2. Ellison argues that the residual clause is void for vagueness because it does not “provide a person of ordinary intelligence fair notice of what is prohibited.” United States v. Williams, 553 U.S. 285, 304, 128 S.Ct. 1830, 170 L.Ed.2d 650 (2008). However, “[w]e consider whether a statute is vague as applied to the particular facts at issue, for a plaintiff who engages in some conduct that is clearly proscribed cannot complain of the vagueness of the law as applied to the conduct of others.” Holder v. Humanitarian Law Project, — U.S. -, -, 130 S.Ct. 2705, 2718-19, 177 L.Ed.2d 355 (2010) (internal quotation marks and alteration omitted).

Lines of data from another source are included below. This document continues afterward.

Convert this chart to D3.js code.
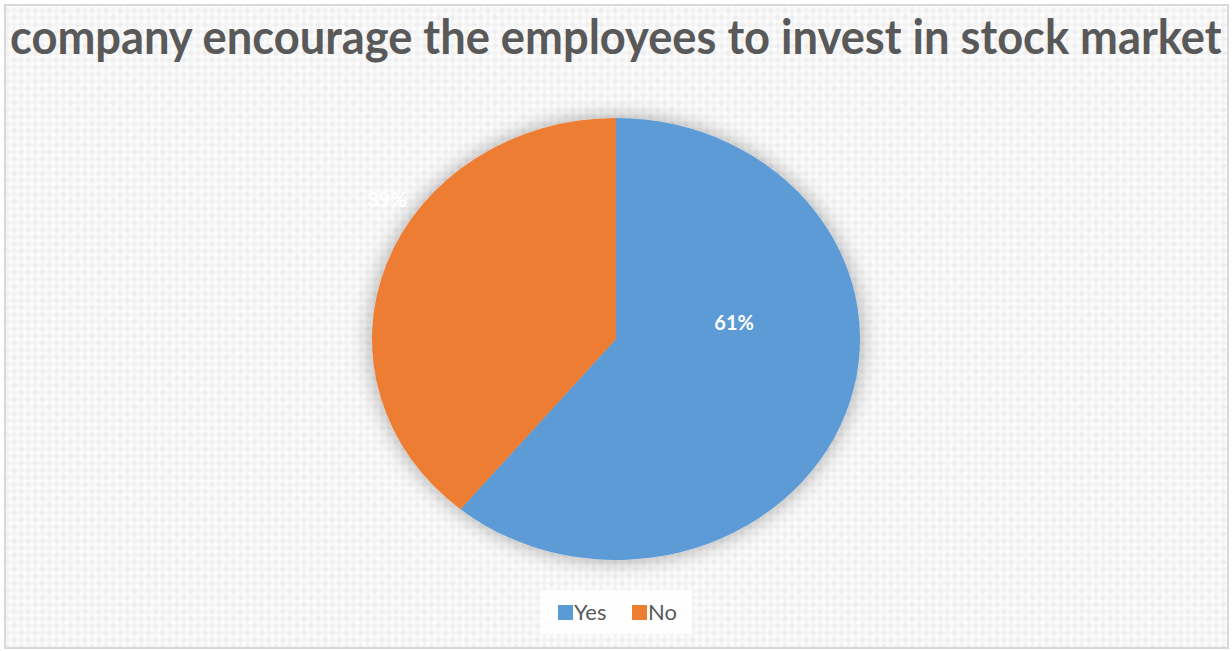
<!DOCTYPE html>
<html>
<head>
<meta charset="utf-8">
<script src="https://cdn.jsdelivr.net/npm/d3@7"></script>
<style>
  html, body { margin: 0; padding: 0; background: #ffffff; }
  svg { display: block; }
</style>
</head>
<body>
<svg id="chart" width="1232" height="651"></svg>
<script>
// Survey answers and their shares (percent)
const categories = ["Yes", "No"];
const shares = [61, 39];
const colors = ["#5b9bd5", "#ed7d31"];
const titleText = "company encourage the employees to invest in stock market";

const W = 1232, H = 651;
const svg = d3.select("#chart");
const defs = svg.append("defs");

// Faint woven background texture
const pat = defs.append("pattern")
  .attr("id", "weave").attr("patternUnits", "userSpaceOnUse")
  .attr("width", 10).attr("height", 10)
  .attr("patternTransform", "rotate(45)");
pat.append("rect").attr("width", 10).attr("height", 10).attr("fill", "#fbfbfb");
pat.append("rect").attr("width", 5).attr("height", 5).attr("fill", "#efefef");
pat.append("rect").attr("x", 5).attr("y", 5).attr("width", 5).attr("height", 5).attr("fill", "#f3f3f3");

// Soft glow around the pie
const f = defs.append("filter").attr("id", "glow")
  .attr("x", "-20%").attr("y", "-20%").attr("width", "140%").attr("height", "140%");
f.append("feGaussianBlur").attr("in", "SourceAlpha").attr("stdDeviation", 10).attr("result", "b");
f.append("feFlood").attr("flood-color", "#000").attr("flood-opacity", 0.34).attr("result", "c");
f.append("feComposite").attr("in", "c").attr("in2", "b").attr("operator", "in").attr("result", "s");
const fm = f.append("feMerge");
fm.append("feMergeNode").attr("in", "s");
fm.append("feMergeNode").attr("in", "SourceGraphic");

// Chart area with border
svg.append("rect").attr("x", 5).attr("y", 5).attr("width", W - 9).attr("height", H - 8)
  .attr("fill", "url(#weave)").attr("stroke", "#d9d9d9").attr("stroke-width", 2);

// Title, fitted to the chart width
const title = svg.append("text")
  .attr("x", 0).attr("y", 0)
  .attr("font-family", "Lato, 'Open Sans', sans-serif")
  .attr("font-weight", "bold")
  .attr("font-size", 47)
  .attr("fill", "#595959")
  .text(titleText);
const tw = title.node().getComputedTextLength();
const targetW = 1212;
title.attr("transform", `translate(${616 - targetW / 2},54) scale(${targetW / tw},1)`);

// Pie (slightly wider than tall)
const cx = 616, cy = 339, ry = 221, rx = 244;
const pie = d3.pie().sort(null).value(d => d)(shares);
const arc = d3.arc().innerRadius(0).outerRadius(ry);

const g = svg.append("g")
  .attr("transform", `translate(${cx},${cy}) scale(${rx / ry},1)`)
  .attr("filter", "url(#glow)");
g.selectAll("path").data(pie).join("path")
  .attr("d", arc)
  .attr("fill", (d, i) => colors[i]);

// Data labels: position by angle fraction within the slice and radius factor
const labelPlace = [{ t: 0.37, r: 0.49 }, { t: 0.6, r: 1.13 }];
pie.forEach((d, i) => {
  const p = labelPlace[i];
  const a = d.startAngle + (d.endAngle - d.startAngle) * p.t;
  const x = cx + Math.sin(a) * p.r * rx;
  const y = cy - Math.cos(a) * p.r * ry;
  svg.append("text")
    .attr("x", x).attr("y", y + 7)
    .attr("text-anchor", "middle")
    .attr("font-family", "Lato, 'Open Sans', sans-serif")
    .attr("font-weight", "bold")
    .attr("font-size", 20)
    .attr("fill", "#ffffff")
    .text(d3.format(".0f")(d.data) + "%");
});

// Legend
const lg = svg.append("g");
lg.append("rect").attr("x", 541).attr("y", 590).attr("width", 151).attr("height", 44)
  .attr("fill", "#ffffff").attr("opacity", 0.9);
const legendX = [558, 632];
categories.forEach((c, i) => {
  lg.append("rect").attr("x", legendX[i]).attr("y", 605).attr("width", 15).attr("height", 15)
    .attr("fill", colors[i]);
  lg.append("text").attr("x", legendX[i] + 16).attr("y", 620)
    .attr("font-family", "Lato, 'Open Sans', sans-serif")
    .attr("font-size", 22)
    .attr("fill", "#595959")
    .text(c);
});
</script>
</body>
</html>
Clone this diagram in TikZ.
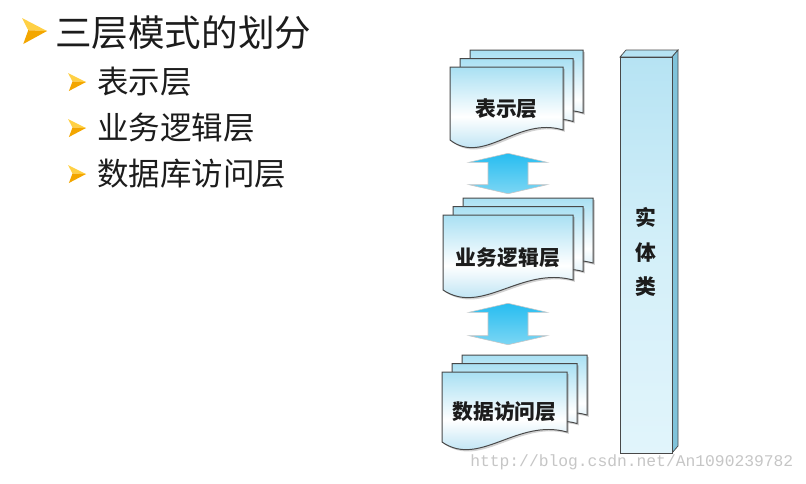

Ellison was found with firearms on September 5, 2010. It was clear on that date that Oregon first-degree burglary qualified as an ACCA predicate offense. See Mayer, 560 F.3d at 963 (2009). Thus, Ellison was “on notice that [his] particular course of conduct [could] result in a mandatory minimum prison term of 15 years.” James v. United States, 550 U.S. 192, 216, 127 S.Ct. 1586, 167 L.Ed.2d 532 (2007) (Scalia, J., dissenting). Ellison may not complain that the residual clause is vague as applied to others.

Accordingly, the judgment of the district court is AFFIRMED. 
      
       This disposition is not appropriate for publication and is not precedent except as provided by 9th Cir. R. 36-3.